US Senator Edward J. Markey joined local Black community leaders Wednesday calling for an end to qualified immunity, the concept that a police officer can be protected from liability for most job-related conduct.
Markey, a Democrat, said he is cosponsoring a Senate resolution condemning qualified immunity, and that he would draft specific legislation to end what is now a judicial doctrine that, he said, has been used for decades “to shield officers from accountability for instances of police brutality and excessive force.”
“In our culture of systemic racism, qualified immunity is one of the foremost tools of oppression,” Markey said. “Police officers are murdering Black and brown Americans in our streets without any accountability. We must act now and end qualified immunity once and for all.”
A definition of qualified immunity has not been codified in laws, but instead has been shaped by US Supreme Court decisions and lower courts’ interpretations that have effectively made it impossible for a victim to sue an individual police officer for job-related conduct.
The difficulty of bringing civil lawsuits has in turn discouraged victims of police brutality and misconduct from seeking relief from the courts, thereby fostering a culture of oppression, opponents of the doctrine argue. Markey said the concept actually contradicts language under the Civil Rights Act of 1871 that aims to give people freedom to hold police officers accountable.
Qualified immunity does not prevent a state or federal prosecutor from seeking criminal charges against a police officer for on-the-job conduct, but that bar is high; Markey said victims should be able to seek civil remedies from the courts, as well.
Rahsaan Hall, director of the Racial Justice Program for the American Civil Liberties Union of Massachusetts, said Supreme Court decisions have made the bar for bringing a lawsuit so high that a victim must prove that an officer purposefully committed an act that has already been found to be wrong in a previous court decision — with only the same specific set of facts and circumstances.

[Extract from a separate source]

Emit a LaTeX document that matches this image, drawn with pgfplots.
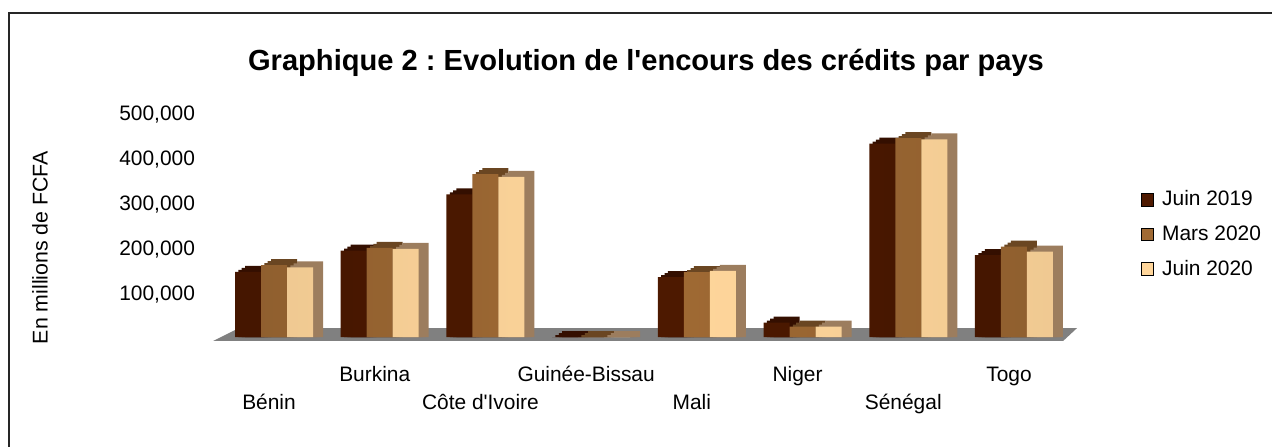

That means, for example, that police cannot be held liable in a civil suit for killing a woman while executing a search warrant at the wrong house (as was the case with Breonna Taylor, who was killed by police in Louisville, Ky., in March); or if an innocent man is imprisoned and held in solitary confinement, he cannot sue the officers who erroneously put him in jail.
“It’s not about bad apples, it’s about a culture of policing granted too much immunity, too much protection from liability,” he said. “This [proposed legislation] is the piece that can begin to change the conversation about how we understand policing in this country, this is something that can really rein in the way things are happening.”
Markey cosponsored the resolution along with US Senators Elizabeth Warren of Massachusetts, Cory Booker of New Jersey, and Kamala Harris of California.
On Wednesday, he joined local Black community leaders including Suffolk District Attorney Rachael Rollins, who was elected in 2018 on a platform of reforming the criminal justice system to root out discrimination, and Michael Curry, a former president of the Boston branch of the NAACP, and a current national board member.
Rollins said she supports the effort as a way to hold police officers accountable for their actions.
“This is not about the culturally competent men and women who put their lives at risk every day in this job. We’re not talking about them,” she said. Instead, she said, the effort targets officers who are repeat offenders of misconduct and “believe they can kill with impunity.”
Rollins, who has clashed with police unions in recent days over her comments, said this week that unions should support efforts to address wrongdoing among a small percentage of officers. She praised police officers who have taken a knee during recent police community protests.
“When you renounce those bad actors, we start gaining faith in the system,” she said.
Several police unions and associations, including the Boston Police Patrolmen’s Association and the Massachusetts Chiefs of Police Association, did not respond to requests for comment about Markey’s effort.
Markey’s proposal comes a day after top elected officials of color united in a march and news conference at the State House in a call to action for laws that can address systemic oppression and police brutality.
They pressed for the statewide use of body cameras, for example, and for communities to implement independent boards to review police conduct. US Representative Ayanna Pressley proposed her own resolution to the House condemning police brutality and the militarization of police forces, the first time such a resolution has been introduced in two decades.
Markey is running for reelection this year and faces US Representative Joseph P. Kennedy III in the Sept. 1 Democratic Senate primary. Kennedy tweeted “End qualified immunity” Wednesday, adding, “Reform isn’t enough, we must fundamentally change the way we police in the US.”
Also Wednesday, Boston city councilors, representing the most diverse council in the body’s history, passed a resolution supporting Pressley’s effort.
Councilor Ricardo Arroyo, who cosponsored the resolution, said the council should have already been working more aggressively to address systemic racism within Boston city government — he pointed to council matters that are still pending, such as a review of a police gang database that is comprised mostly of minorities; by banning the use of facial recognition programs; by forcing the creation of an independent board to oversee police conduct.
“Systemic racism and racial inequality are tangible things,” he said, recounting examples of racial inequalities in Boston. “We have a responsibility . . . to speak and act on these deep inequities every day. We have a responsibility to speak truth.”